Getting Out of Plato's Cave: Three Cases
Australian publishing, United States nuclear command and control, and Liberation oriented pedagogy.
A. Australia’s publishing industry is trapped in human capital and quality assurance challenges due to the rush-to-market for new books. This is not new. I first experienced it working as a freelance journalist in the mid-late 1990s. Most of Melbourne’s major physical bookstores closed in 2008-11 including the United States owned Borders chain. Acquisitions and developmental editors are often hired on a contract basis. Non-fiction books are often poorly scoped and researched; their production quality is poor; and they are not often in physical bookstores (where they may be accepted from smaller publishers on consignment) for very long.
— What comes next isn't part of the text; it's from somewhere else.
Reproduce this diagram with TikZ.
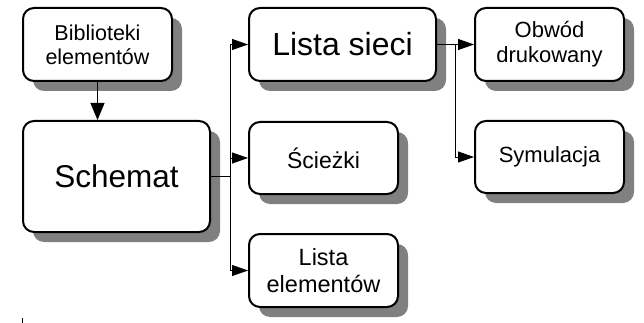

Programs like the ABC’s former Q&A and writing festivals tend to have the same established people - and maybe a few newer authors as breakthrough talent - but panels are often stage-managed behind the scenes (even to a kayfabe level of deliberately faked shock controversy). The average Australian author also maybe makes $AUD15,000-20,000 in annual gross income. The cost-benefit outcome for such a small domestic market is not really there anymore - unless it is supplemented from other income like university teaching.
B. WOPR in John Badham’s film WarGames (1983) - and the military sourced police surveillance helicopter in Blue Thunder (1983) have returned with a vengeance. Daniel Boguslaw considers the AI-nuclear command and control systems debate for The New Republic. That this is missing from Australia’s domestic debate on AUKUS in its public national security elites highlights how disconnected in reality they are from the reality that the United States and China are two legs of nuclear tripolarity (Russia is the third and has a renewed geopolitical alliance with China). This shift from a Cold War bipolar era to a tripolar or complex deterrence era has long been debated in the United States (for example in 2025 at the Center for a New American Security think tank. Australia does not have the comparative think tank networks that the United States has - and so there is still not yet the contestability (although it is wished for) in either domestic debates or the socialisation pathways of national security elites.
C. The political scientist Francis Fukuyama discusses with Damon Linker the intellectual history of Leo Strauss and the pathway of some adherents into the MAGA movement. There are some great insights here about academic publishing; how to teach about Plato’s Cave Allegory; and how Liberation oriented pedagogical teaching practices actually work in the context of moral and political philosophy. Aspects of this debate can be applied to other contexts and problems - such as concerns in Australia about the rise of populism.